AIC’s 40th Annual Meeting, Wooden Artifacts Session, May 10. “Ornamental Opulence: The French Régence Frame in the Metropolitan Museum of Art by Cynthia Moyer

It is not unusual to find extraordinary examples of the carver and gilder’s art surrounding important paintings in collections all over the world. And while the provenance, subject, and materials of the paintings have been considered by curators, art historians, and conservators, equal attention has not always accorded to the work of art surrounding the painting, and so I was delighted there were two papers considering picture frames in this session.

In this paper, Cynthia Moyer, the first designated picture frame conservator at the Metropolitan Museum of Art, shared her investigation of a French Régence frame, dated approximately 1720, which frames Atalanta and Meleagar by Peter Paul Rubens,c. 1616. Both painting and frame had been in storage for over 40 years as a result of their poor condition. As the painting was conserved, Cynthia studied the frame from a technical point of view, stabilized its damaged ornament, and repaired and compensated losses.

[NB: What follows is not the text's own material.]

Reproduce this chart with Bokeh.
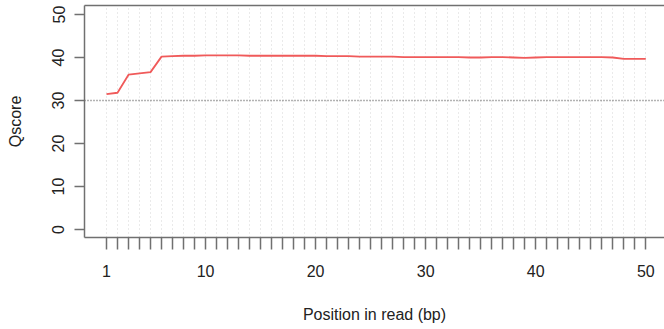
from bokeh.plotting import figure
from bokeh.models import FixedTicker, LinearAxis, Span, Range1d
from bokeh.embed import file_html
from bokeh.resources import INLINE

# Data
positions = list(range(1, 51))
qscores = [31.5, 31.8, 36.0, 36.3, 36.6, 40.2, 40.3, 40.4, 40.4, 40.5,
           40.5, 40.5, 40.5, 40.4, 40.4, 40.4, 40.4, 40.4, 40.4, 40.4,
           40.3, 40.3, 40.3, 40.2, 40.2, 40.2, 40.2, 40.1, 40.1, 40.1,
           40.1, 40.1, 40.1, 40.0, 40.0, 40.1, 40.1, 40.0, 39.9, 40.0,
           40.1, 40.1, 40.1, 40.1, 40.1, 40.1, 40.0, 39.7, 39.7, 39.7]
x_labels = {1: "1", 10: "10", 20: "20", 30: "30", 40: "40", 50: "50"}
y_ticks = [0, 10, 20, 30, 40, 50]
threshold = 30

AX = "#707070"
TXT = "#222222"
FONT = "Liberation Sans"

p = figure(width=664, height=329, output_backend="svg", toolbar_location=None,
           x_range=Range1d(-1.0, 51.7), y_range=Range1d(-1.86, 52.09),
           min_border_left=84, min_border_right=0, min_border_top=5,
           min_border_bottom=92, x_axis_label="Position in read (bp)",
           y_axis_label="Qscore")
p.outline_line_color = None
p.background_fill_color = "white"
p.border_fill_color = "white"

# grid
p.xgrid.ticker = FixedTicker(ticks=positions)
p.xgrid.grid_line_color = "#d4d4d4"
p.xgrid.grid_line_dash = "1 3"
p.xgrid.grid_line_width = 1
p.ygrid.visible = False

# x axis
xa = p.xaxis[0]
xa.ticker = FixedTicker(ticks=positions)
xa.major_label_overrides = {t: x_labels.get(t, "") for t in positions}
xa.major_tick_out = 12
xa.major_tick_in = 0
xa.minor_tick_line_color = None
xa.axis_line_color = AX
xa.axis_line_width = 1.5
xa.major_tick_line_color = AX
xa.major_tick_line_width = 1.5
xa.major_label_text_font = FONT
xa.major_label_text_font_size = "16px"
xa.major_label_text_color = TXT
xa.major_label_standoff = 15
xa.axis_label_text_font = FONT
xa.axis_label_text_font_size = "16px"
xa.axis_label_text_font_style = "normal"
xa.axis_label_text_color = TXT
xa.axis_label_standoff = 26

# y axis
ya = p.yaxis[0]
ya.ticker = FixedTicker(ticks=y_ticks)
ya.major_tick_out = 10
ya.major_tick_in = 0
ya.minor_tick_line_color = None
ya.axis_line_color = AX
ya.axis_line_width = 1.5
ya.major_tick_line_color = AX
ya.major_tick_line_width = 1.5
ya.major_label_orientation = "vertical"
ya.major_label_text_font = FONT
ya.major_label_text_font_size = "16px"
ya.major_label_text_color = TXT
ya.major_label_standoff = 10
ya.axis_label_text_font = FONT
ya.axis_label_text_font_size = "16px"
ya.axis_label_text_font_style = "normal"
ya.axis_label_text_color = TXT
ya.axis_label_standoff = 26

# top border as an axis line
top = LinearAxis(ticker=FixedTicker(ticks=[]), major_tick_out=0, major_tick_in=0,
                 major_label_standoff=0, axis_line_color=AX, axis_line_width=1.5,
                 minor_tick_line_color=None, major_tick_line_color=None)
p.add_layout(top, "above")

# threshold line
p.add_layout(Span(location=threshold, dimension="width", line_color="#666666",
                  line_dash="1 2", line_width=1.5))

p.line(positions, qscores, line_color="#f05a5a", line_width=1.8)

open("out.html", "w").write(file_html(p, INLINE))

She observed that the frame had originally had a landscape orientation rather than its present portrait orientation based on the nature and position of the carvings, and suggests that it may have been a royal commission based on the quality of the ornament. As would be typical of the guild system in which such a frame would have been made, the frame was unsigned and its construction is typical of the period. Cynthia described the stylistic characteristics of frames of the period to help place where the ornament is situated within. The frame’s sight edge had been modified to accommodate the painting and had an added build-up on the back which obscured any marks that might have been found there.

Radiographs were taken to understand how the carving was applied. Although the resulting image was difficult to read, they did confirm that the frame had been enlarged along the sides. Cross sections of the gilding layers were examined under the microscope and using scanning electron microscopy. Microscopy revealed a simple glue layer over the water gilding. No toning was evident in the sections examined. Hematite and carbon black were identified in the bole layers in SEM, and the gold leaf was found to contain less than 1% each of silver and copper.

After describing the conservation treatment undertaken on the frame, Cynthia went on to consider how this frame, which most likely related to architectural moldings, came to be associated with the Rubens. The circumstances of this French Régence frame stands in contrast to the one presented in the talk given by MaryJo Lelyveld earlier in the same session, which was commissioned for the painting it contains. Although curatorial files for the Rubens record an extensive history in and out of private hands, dealers, and auction houses, Cynthia could find no images of the painting in its frame nor any descriptions. There were many opportunities to reframe the painting over its lifetime, and it was not unusual for frames to be replaced and thrown away on the whim of a collector. It remains unclear where this frame came from and when or how it came to be associated with the Rubens.

Museum docents report that visitors are often curious about frames on paintings. A study of frames helps flesh out the story of the people who owned the paintings and how they lived. Important frames, their history and the manner in which they were constructed need to be published more often so that their context can be better understood as well as any underlying messages that may be communicated when a painting is reframed.